Konsekwencją zawarcia kontraktu długoterminowego na dostawy LNG będzie analogiczny kontrakt gwarantujący transport skroplonego gazu oraz umowa regazyfikacyjna (umowa sprzedaży gazu). Należy przy tym mieć na uwadze, że właściciel terminalu wysyłającego będzie forsował kontrakt w formule "take or pay", co oznacza, że w sposób oczywisty pojawi się pytanie, czy odbiorca gazu z terminalu przyjmującego (PGNiG) zaakceptuje takie ryzyko, bo o bezpośrednim przeniesieniu ryzyka takiego kontraktu na odbiorców nie ma raczej co marzyć.
Na świecie rysują się dwie tendencje finansowania terminali: w zależności od tego, czy traktujemy je jako firmy zarabiające na regazyfikacji skroplonego gazu, czy też jako przedsiębiorstwa zarabiające na sprzedaży zakupionego gazu.
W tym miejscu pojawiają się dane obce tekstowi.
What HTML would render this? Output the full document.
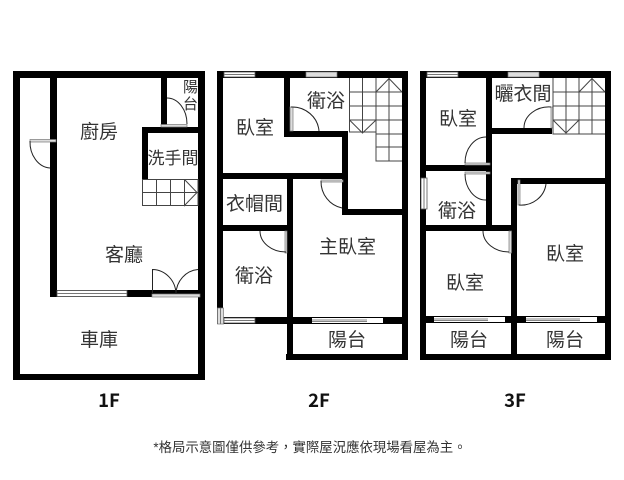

Różnica jest wbrew pozorom dość zasadnicza. W pierwszym przypadku terminal ma zagwarantowane w umowie regazyfikacyjnej opłaty za przetworzony gaz oraz opłatę stałą za gotowość. Upraszczając, wysokość tych opłat powinna gwarantować obsługę długu i w interesie odbiorcy regazyfikowanego gazu jest zabezpieczenie dostaw. Z punktu widzenia instytucji finansujących jest to rozwiązanie prostsze. W drugim przypadku terminal to firma kupująca i sprzedająca gaz, zarabiająca na różnicy cen pomiędzy kontraktem na odbiór i dostawę gazu.
Ostatnie informacje prasowe o szacowanej wartości projektu budowy terminalu w Świnoujściu (a ściślej jego pierwszego etapu umożliwiającego przeładunek do 2,5 mld m sześc. LNG rocznie) na 450 milionów euro i planowanym udziale kapitału własnego w tej inwestycji do 300 milionów euro sugerują, że PGNiG zmierza do maksymalnego uproszczenia projektu finansowania przy istotnym zaangażowaniu kapitałowym. Od strony kosztowej wysokość tych kwot sugeruje, że nie są w nich zawarte koszty podłączenia terminalu do infrastruktury (zajmuje się tym operator systemu przesyłowego w Polsce, czyli firma Gaz-System) ani też koszty transportu skroplonego gazu. Jeżeli PGNiG będzie chciało zachować kontrolę nad dostawami skroplonego gazu do Polski, to zapewne będzie skłaniało się do pierwszej z sygnalizowanych wyżej form finansowania.